Is it possible to have the perfect timetable?

Fitting in the weekly timetables of a moderately big or complex school is not an easy task. This is well known to those who have faced sometimes this problem and, to a greater extent, to those who have the responsibility to make so every year; a real puzzle has to be solved. But if it is difficult to find a solution that meets the minimum requirements, finding the best solution seems like an impossible task. And this is precisely the question we ask: Is it possible to make perfect timetables?

Clearly, and unfortunately, we must say that the perfect timetable is impossible and there are several reasons to affirm it. The first and most obvious is that any model for expressing what is sought will have imperfections. Indeed, the mathematical model through which a weight function is calculated to obtain the optimum timetable and its application to the elements included in the timetable: students, teachers, class units, etc., will always be an approximation to reality which, at best, will be estimated precisely corresponding to what is sought.

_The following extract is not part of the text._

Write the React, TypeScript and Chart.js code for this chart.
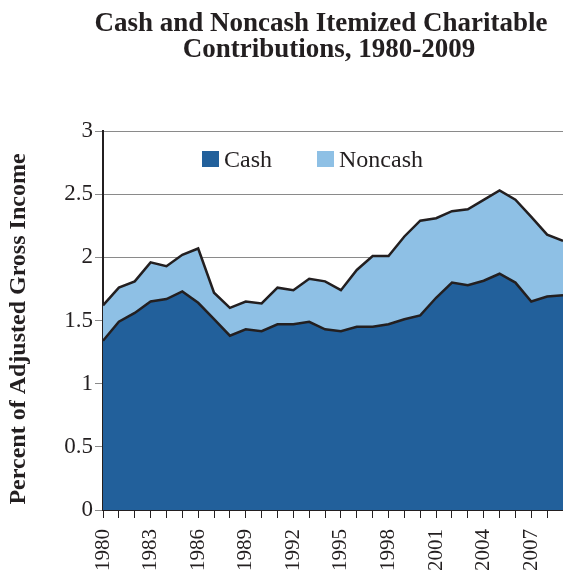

The second reason, and this is not so obvious, is that the set of solutions is so high that exhaustive searching is impossible, even for the fastest computer in the world.

Do you remember the paradox of the legend of the inventor of chess?

According to legend, a Persian king, who liked the game of chess, commanded to call his inventor to reward him for his ingenuity. The king recklessly told him to ask for whatever he wanted and the inventor answered: I settle for 1 grain of wheat for the first square of the board, 2 for the second, 4 for the third, 8 for the fourth and so on up to the 64 square of the board. That is the sum of the series 1+2+4+8… until completing 64 terms in geometric progression. The king thought that what he was asking for was a trifle and ordered to prepare the prize requested but doing the calculations they realized that it was impossible to fulfill the order, because the sum of the grains of the 64 boxes was nothing less than the amount of 36,893,488,147,419,103,231 grains. If in each Kilogram of wheat approximately 25,000 grains fit, then the result would be about 1,475,739,525,896 tons. If the largest freighter could hold up to 186,000 net tons, it would take about 8 million huge freighters to transport all the wheat. More than 1000 times the annual world production of wheat.

Knights Templar playing chess

This paradox also occurs with the problem of making academic timetables; it seems that it would be relatively easy to try all possible solutions with a computer but, in fact, it is impossible. The point is that the number of combinations grows exponentially and it would take years of calculation, even with the most powerful computer, to go through them all. The processes that solve this puzzle are studied through a mathematical and computational discipline that tries to give the best possible solution, in reasonable times, to excessively complex problems.

The Peñalara GHC Timetable Generator for Educational Institutions uses a software capable of finding solutions and making them optimal in an extraordinarily effective way in short enough periods of time even in the most complicated cases. The good news is that this type of intractable problems through exhaustive search processes can be solved to a large extent using intelligent algorithms. Finally, we can state with great satisfaction and relief for those who have the responsibility of making the timetables each course, that the ‘perfect’ timetables, in practice, are possible.